We know our customers, we know them extremely well. Neil accepts the fact. When we give him a brief and he comes up with draft plans, he expects them to change. It’s really hard to get it right until someone puts something down on a piece of paper. Once you’ve got a design on a piece of paper, you can then sit and constructively critique it. He takes it all on board. He goes away, makes the changes, brings them back and that’s how he’s worked on those two projects.

Are these houses designed to be built to a specific budget?

Yes. We know what we think the market will pay for a single story and what they will pay for a two story. It’s driven by accommodation and the size of a property as well. We are very much in the market of affordability.

Affordable means different prices in different suburbs and giving people value for money. Neil gets it, he’s designing to a specific budget to a specific design brief. He understands the complexities of all that.

What’s Neil like to work with?

Very easy. Neil is one of the few people that I’ve met who is both creative and easy going. He’s creative because you need your architect to be creative but he’s also very commercial, which is important. He understands that excessive detail which gets hidden can cost money and add no value in our market. He’ll sit here, ask questions and listen closely to the brief so he’s got absolute clarity. Having said that, briefs evolve, all designs and all briefs evolve.

I’ve been working with Neil for two years. During that time he’s produced a lot of designs for us. I’ve never come across a circumstance when he’s been defensive in the face of feedback. Not once. That’s quite rare.

Neil does designs for much grander homes. We are in a different market. Our market place is value for money, it’s about affordable homes in suburbs both north and south of the river. Neil introduces as much flair as we can afford, while remaining commercial at the same time. The developments Neil worked on were both successful.

It’s not just the aesthetics, the floor plans have to work. The kitchen has to work, the bathrooms have to work, the room layout has to work. It has to look good and be very functional. You need as much external flair as you can afford but at the same time functionality for your floor space.

When people move in they have their friends over. If their friends say, ”Wow, this is really nice”, then those friends are going to be our next customers. Neil pays a lot of attention to the orientation of a house and the orientation of living spaces. We try to get as much northern sun into those areas and into the courtyards.

It’s very much about design meeting a budget meeting a design brief. Neil needs to consider all those things at the same time. Some of our lots go down to 180 square metres, which is pretty small. Even then he’s still mindful and still keeping a close eye on the orientation of the house because that influences what it’s going to feel like to live in.

Do you want to talk a little bit about project documentation?

This is the other thing that I really appreciate about working with Neil. We have our own drafting team that does the building licencing. Neil accepts that. He was happy to accept the fact that his service to us is about working from a brief to create the drawings for a development application. We get our development approval from his documentation and that’s where he stops.
I have met architects who say, “If I’m not going to have the whole job, I’m not going to do it.” Neil accepts how we work, he’s more than happy to provide us with that service.

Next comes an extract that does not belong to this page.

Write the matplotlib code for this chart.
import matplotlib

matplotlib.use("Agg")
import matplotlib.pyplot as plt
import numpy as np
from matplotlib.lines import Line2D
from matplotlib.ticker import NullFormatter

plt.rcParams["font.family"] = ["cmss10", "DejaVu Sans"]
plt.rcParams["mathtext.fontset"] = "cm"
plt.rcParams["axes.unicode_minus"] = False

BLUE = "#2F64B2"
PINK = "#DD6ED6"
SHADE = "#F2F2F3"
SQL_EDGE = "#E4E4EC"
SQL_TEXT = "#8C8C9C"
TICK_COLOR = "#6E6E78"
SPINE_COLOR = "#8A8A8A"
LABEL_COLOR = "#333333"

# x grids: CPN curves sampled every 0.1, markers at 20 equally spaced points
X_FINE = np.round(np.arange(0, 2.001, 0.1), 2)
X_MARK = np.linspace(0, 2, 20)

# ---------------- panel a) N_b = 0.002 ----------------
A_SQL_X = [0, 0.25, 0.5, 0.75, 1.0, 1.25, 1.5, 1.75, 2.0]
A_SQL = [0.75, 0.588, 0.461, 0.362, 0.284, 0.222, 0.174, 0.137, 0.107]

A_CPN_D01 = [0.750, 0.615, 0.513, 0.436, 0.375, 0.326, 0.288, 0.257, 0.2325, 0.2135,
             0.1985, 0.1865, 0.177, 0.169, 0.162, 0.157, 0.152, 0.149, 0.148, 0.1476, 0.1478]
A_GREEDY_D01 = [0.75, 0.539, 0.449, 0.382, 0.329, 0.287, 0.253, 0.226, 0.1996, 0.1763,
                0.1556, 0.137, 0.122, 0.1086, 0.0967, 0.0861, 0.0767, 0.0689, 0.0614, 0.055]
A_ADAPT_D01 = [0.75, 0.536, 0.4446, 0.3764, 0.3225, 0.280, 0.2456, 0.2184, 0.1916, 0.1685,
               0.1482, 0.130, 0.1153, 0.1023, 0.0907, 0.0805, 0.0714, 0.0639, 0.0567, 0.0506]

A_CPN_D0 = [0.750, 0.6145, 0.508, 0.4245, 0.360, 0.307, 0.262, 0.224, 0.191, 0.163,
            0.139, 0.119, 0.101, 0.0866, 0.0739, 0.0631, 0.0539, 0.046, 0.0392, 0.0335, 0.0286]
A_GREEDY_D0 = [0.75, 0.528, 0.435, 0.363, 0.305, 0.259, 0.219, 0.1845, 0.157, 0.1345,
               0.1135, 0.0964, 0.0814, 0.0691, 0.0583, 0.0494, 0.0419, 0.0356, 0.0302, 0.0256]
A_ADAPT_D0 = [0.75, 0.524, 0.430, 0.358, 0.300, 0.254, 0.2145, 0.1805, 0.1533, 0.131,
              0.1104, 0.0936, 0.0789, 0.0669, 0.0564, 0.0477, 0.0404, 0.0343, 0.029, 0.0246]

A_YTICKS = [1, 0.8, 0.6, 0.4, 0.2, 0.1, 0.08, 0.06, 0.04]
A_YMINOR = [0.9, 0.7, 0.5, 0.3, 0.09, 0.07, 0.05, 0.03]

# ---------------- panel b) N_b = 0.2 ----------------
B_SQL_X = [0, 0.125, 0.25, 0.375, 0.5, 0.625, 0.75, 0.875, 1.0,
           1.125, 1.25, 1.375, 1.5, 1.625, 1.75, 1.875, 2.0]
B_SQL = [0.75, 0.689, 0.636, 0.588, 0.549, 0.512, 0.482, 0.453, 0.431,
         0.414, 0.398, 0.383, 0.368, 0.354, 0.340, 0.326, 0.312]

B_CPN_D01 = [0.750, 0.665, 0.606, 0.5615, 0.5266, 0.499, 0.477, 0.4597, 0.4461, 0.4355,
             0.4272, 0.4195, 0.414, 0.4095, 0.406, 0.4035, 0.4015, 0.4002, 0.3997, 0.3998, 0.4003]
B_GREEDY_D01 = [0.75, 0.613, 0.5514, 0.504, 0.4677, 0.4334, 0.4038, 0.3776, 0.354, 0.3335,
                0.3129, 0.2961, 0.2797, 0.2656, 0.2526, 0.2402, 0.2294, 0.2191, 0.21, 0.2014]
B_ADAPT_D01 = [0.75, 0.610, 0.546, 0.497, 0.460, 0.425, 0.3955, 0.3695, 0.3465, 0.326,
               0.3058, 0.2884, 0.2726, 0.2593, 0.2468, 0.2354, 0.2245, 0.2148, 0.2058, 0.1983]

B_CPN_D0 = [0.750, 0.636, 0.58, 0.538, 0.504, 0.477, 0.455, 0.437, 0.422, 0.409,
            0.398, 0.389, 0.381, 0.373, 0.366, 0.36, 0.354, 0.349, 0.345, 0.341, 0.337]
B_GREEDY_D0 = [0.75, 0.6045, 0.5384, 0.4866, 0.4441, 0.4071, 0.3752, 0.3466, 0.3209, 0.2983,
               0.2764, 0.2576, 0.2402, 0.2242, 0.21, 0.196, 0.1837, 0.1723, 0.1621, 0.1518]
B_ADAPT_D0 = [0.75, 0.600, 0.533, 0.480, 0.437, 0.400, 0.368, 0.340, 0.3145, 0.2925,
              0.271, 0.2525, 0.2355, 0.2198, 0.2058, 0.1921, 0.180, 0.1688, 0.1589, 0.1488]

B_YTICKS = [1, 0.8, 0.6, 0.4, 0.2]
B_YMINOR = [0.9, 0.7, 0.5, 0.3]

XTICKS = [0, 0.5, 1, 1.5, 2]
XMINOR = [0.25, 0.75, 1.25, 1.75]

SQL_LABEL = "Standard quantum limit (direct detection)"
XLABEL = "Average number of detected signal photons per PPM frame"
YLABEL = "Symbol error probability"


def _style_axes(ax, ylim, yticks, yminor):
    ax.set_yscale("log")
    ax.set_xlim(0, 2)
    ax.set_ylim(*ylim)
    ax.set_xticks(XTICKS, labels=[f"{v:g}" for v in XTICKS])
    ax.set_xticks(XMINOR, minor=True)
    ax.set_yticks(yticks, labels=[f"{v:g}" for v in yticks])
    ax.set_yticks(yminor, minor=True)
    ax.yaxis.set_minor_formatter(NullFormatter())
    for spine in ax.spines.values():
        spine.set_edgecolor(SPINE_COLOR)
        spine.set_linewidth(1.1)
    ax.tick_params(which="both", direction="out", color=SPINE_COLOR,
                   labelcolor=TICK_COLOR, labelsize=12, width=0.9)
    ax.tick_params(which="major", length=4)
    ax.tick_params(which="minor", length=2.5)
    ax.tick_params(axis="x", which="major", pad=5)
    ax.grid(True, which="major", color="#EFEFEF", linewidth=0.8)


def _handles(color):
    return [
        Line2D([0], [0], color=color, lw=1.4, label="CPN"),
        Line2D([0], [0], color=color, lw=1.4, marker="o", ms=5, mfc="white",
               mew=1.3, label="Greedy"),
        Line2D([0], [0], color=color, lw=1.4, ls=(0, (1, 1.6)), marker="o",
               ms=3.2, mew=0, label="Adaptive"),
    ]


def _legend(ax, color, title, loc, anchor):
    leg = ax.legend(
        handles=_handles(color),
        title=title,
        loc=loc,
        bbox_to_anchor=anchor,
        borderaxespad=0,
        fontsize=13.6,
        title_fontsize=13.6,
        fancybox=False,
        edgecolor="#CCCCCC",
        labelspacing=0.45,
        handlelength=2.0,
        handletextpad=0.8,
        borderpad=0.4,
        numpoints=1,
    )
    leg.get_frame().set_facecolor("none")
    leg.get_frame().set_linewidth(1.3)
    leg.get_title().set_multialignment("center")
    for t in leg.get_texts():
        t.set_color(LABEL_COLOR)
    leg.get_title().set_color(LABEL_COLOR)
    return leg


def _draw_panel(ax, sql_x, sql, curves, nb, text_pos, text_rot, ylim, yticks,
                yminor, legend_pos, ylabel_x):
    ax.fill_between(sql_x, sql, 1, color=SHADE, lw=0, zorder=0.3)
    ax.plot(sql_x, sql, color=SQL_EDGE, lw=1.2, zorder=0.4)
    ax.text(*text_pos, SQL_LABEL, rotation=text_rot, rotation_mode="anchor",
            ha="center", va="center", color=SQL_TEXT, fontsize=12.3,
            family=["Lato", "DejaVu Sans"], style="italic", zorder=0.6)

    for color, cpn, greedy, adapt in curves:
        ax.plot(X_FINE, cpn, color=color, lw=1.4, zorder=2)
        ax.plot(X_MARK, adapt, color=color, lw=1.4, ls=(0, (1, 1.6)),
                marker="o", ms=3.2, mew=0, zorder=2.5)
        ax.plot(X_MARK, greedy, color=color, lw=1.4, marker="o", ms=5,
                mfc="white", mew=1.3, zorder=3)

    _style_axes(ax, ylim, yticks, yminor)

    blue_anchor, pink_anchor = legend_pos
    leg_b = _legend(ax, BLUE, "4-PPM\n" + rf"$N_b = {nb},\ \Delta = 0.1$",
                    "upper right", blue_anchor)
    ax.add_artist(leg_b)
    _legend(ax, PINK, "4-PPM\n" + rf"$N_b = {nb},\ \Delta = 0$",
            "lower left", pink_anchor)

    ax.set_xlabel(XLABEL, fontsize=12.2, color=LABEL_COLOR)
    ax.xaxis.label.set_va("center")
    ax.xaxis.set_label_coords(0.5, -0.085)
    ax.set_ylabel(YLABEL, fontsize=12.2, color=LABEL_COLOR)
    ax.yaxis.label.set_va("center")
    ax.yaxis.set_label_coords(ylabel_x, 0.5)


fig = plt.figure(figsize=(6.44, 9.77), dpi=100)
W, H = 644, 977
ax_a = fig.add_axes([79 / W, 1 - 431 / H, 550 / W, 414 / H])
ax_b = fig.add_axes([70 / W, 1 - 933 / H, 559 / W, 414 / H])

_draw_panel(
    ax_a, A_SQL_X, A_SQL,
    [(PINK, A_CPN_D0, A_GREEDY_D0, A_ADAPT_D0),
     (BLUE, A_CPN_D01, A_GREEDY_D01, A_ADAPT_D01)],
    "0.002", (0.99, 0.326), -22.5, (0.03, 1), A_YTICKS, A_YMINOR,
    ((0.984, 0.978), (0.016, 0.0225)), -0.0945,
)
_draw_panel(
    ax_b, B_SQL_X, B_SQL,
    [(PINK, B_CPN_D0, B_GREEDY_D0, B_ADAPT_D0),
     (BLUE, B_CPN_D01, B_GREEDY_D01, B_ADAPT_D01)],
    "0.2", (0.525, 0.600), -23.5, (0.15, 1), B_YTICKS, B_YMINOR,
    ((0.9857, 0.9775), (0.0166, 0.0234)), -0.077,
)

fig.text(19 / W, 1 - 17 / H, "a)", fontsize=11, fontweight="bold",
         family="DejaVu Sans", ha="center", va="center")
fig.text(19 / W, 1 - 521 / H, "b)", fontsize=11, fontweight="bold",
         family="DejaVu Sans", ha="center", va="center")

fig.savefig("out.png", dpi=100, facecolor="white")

On both of Neil’s projects we’ve got our development approvals through in a reasonable period of time.

How is Neil different from other architects you’ve worked with?

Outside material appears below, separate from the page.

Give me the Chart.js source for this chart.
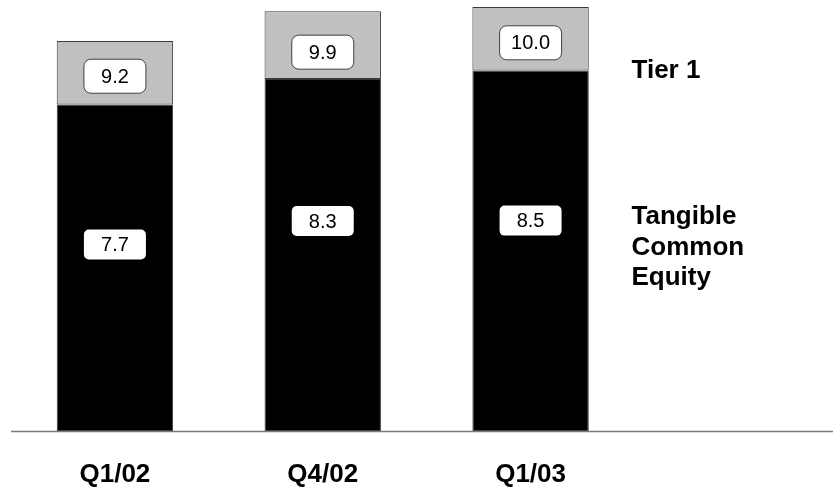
<!DOCTYPE html>
<html>
<head>
<meta charset="utf-8">
<style>
  html, body { margin: 0; padding: 0; background: #ffffff; }
  #wrap { width: 833px; height: 487px; }
</style>
<script src="https://cdn.jsdelivr.net/npm/chart.js@4/dist/chart.umd.min.js"></script>
</head>
<body>
<div id="wrap"><canvas id="c" width="833" height="487"></canvas></div>
<script>
// Capital ratios (%) by quarter
const quarters = ['Q1/02', 'Q4/02', 'Q1/03'];
const tangibleCommonEquity = [7.7, 8.3, 8.5];
const tier1 = [9.2, 9.9, 10.0];
const seriesNames = ['Tier 1', 'Tangible Common Equity'];

const FONT = '"Liberation Sans", Arial, Helvetica, sans-serif';

// Value boxes, baseline and the series names on the right
const annotate = {
  id: 'annotate',
  afterDatasetsDraw(chart, args, opts) {
    const ctx = chart.ctx;
    const ys = chart.scales.y;
    const tce = chart.getDatasetMeta(0).data;
    const t1 = chart.getDatasetMeta(1).data;

    function box(cx, cy, w, h, r, text, stroke) {
      ctx.save();
      ctx.beginPath();
      ctx.roundRect(cx - w / 2, cy - h / 2, w, h, r);
      ctx.fillStyle = '#ffffff';
      ctx.fill();
      if (stroke) {
        ctx.lineWidth = 1;
        ctx.strokeStyle = '#404040';
        ctx.stroke();
      }
      ctx.fillStyle = '#000000';
      ctx.font = '20px ' + FONT;
      ctx.textAlign = 'center';
      ctx.textBaseline = 'middle';
      ctx.fillText(text, cx, cy + 1);
      ctx.restore();
    }

    tce.forEach((bar, i) => {
      const top = ys.getPixelForValue(tangibleCommonEquity[i]);
      box(bar.x, top + opts.innerDrop[i], 62, 30, 5, tangibleCommonEquity[i].toFixed(1), false);
    });
    t1.forEach((bar, i) => {
      const a = ys.getPixelForValue(tangibleCommonEquity[i]);
      const b = ys.getPixelForValue(tier1[i]);
      box(bar.x, (a + b) / 2 + opts.outerShift[i], 62, 34, 7, tier1[i].toFixed(1), true);
    });

    // baseline running out to the right edge
    const y0 = Math.round(ys.getPixelForValue(0)) + 0.5;
    ctx.save();
    ctx.strokeStyle = '#7a7a7a';
    ctx.lineWidth = 1.5;
    ctx.beginPath();
    ctx.moveTo(chart.chartArea.left, y0);
    ctx.lineTo(chart.width, y0);
    ctx.stroke();

    // series names
    ctx.fillStyle = '#000000';
    ctx.font = 'bold 26px ' + FONT;
    ctx.textAlign = 'left';
    ctx.textBaseline = 'alphabetic';
    const lx = chart.chartArea.right - 3;
    ctx.fillText(seriesNames[0], lx, 78);
    const words = seriesNames[1].split(' ');
    words.forEach((w, k) => ctx.fillText(w, lx, 224 + k * 30.5));
    ctx.restore();
  }
};

new Chart(document.getElementById('c'), {
  type: 'bar',
  data: {
    labels: quarters,
    datasets: [
      {
        label: seriesNames[1],
        data: tangibleCommonEquity,
        backgroundColor: '#000000',
        borderColor: '#3a3a3a',
        borderWidth: 1,
        borderSkipped: false,
        grouped: false,
        order: 2
      },
      {
        label: seriesNames[0],
        data: tier1.map((v, i) => [tangibleCommonEquity[i], v]),
        backgroundColor: '#c0c0c0',
        borderColor: '#3a3a3a',
        borderWidth: 1,
        borderSkipped: false,
        grouped: false,
        order: 1
      }
    ]
  },
  options: {
    responsive: false,
    animation: false,
    devicePixelRatio: 1,
    layout: { padding: { top: 7, left: 11, right: 198.5, bottom: 0 } },
    barPercentage: 0.56,
    categoryPercentage: 1.0,
    plugins: {
      legend: { display: false },
      tooltip: { enabled: false },
      annotate: { innerDrop: [140, 142, 150], outerShift: [3.5, 7, 4] }
    },
    scales: {
      x: {
        grid: { display: false, drawTicks: false },
        border: { display: false },
        ticks: {
          color: '#000000',
          font: { family: FONT, size: 26, weight: 'bold' },
          padding: 28
        },
        afterFit(scale) { scale.height = 56; }
      },
      y: {
        display: false,
        min: 0,
        max: 10
      }
    }
  },
  plugins: [annotate]
});
</script>
</body>
</html>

You can sit down with Neil and say something doesn’t look quiet right. You don’t even need to be able to say why. You can just say something like “This doesn’t flow, this doesn’t feel right.” Every time he’s come in and every time we’ve sat down and every time we’ve gone though changes he’s just asked questions. He’s asking questions because he wants to make absolutely sure that he understands what we want so he can go away and give us what we want. That’s rare.

We believe, for example, that you should have a mix of roof lines. Some skillions, some hips, some gables and other various roof lines. You’ll find this in numerous other subdivisions where people are building their own houses. One architect I spoke with insisted it’s either going to be one or the other. He was absolutely adamant that if he was going to be involved, they all had to be one roof type. It couldn’t be a mixture.

With Neil, he’ll say something like “Lets see how that works. Let me put a streetscape together.” That’s what you want to hear. It might not have worked, we might have gone with one type of roof line but what I’m getting from Neil is, “Okay, lets see what it looks like.”

Neil’s personable, talented and good natured – a nice person. We’re all busy and the people you want to work with are the people you can work with easily. You want people who are nice and pleasant, that’s Neil to a T. It’s an absolute delight and pleasure to work with him.

If you were talking to someone else thinking about working with Neil, what would you say?

Discuss your project with him, pick his brains. You’ll find someone who will listen to what you want, give you creative options and willingly make changes if you need them.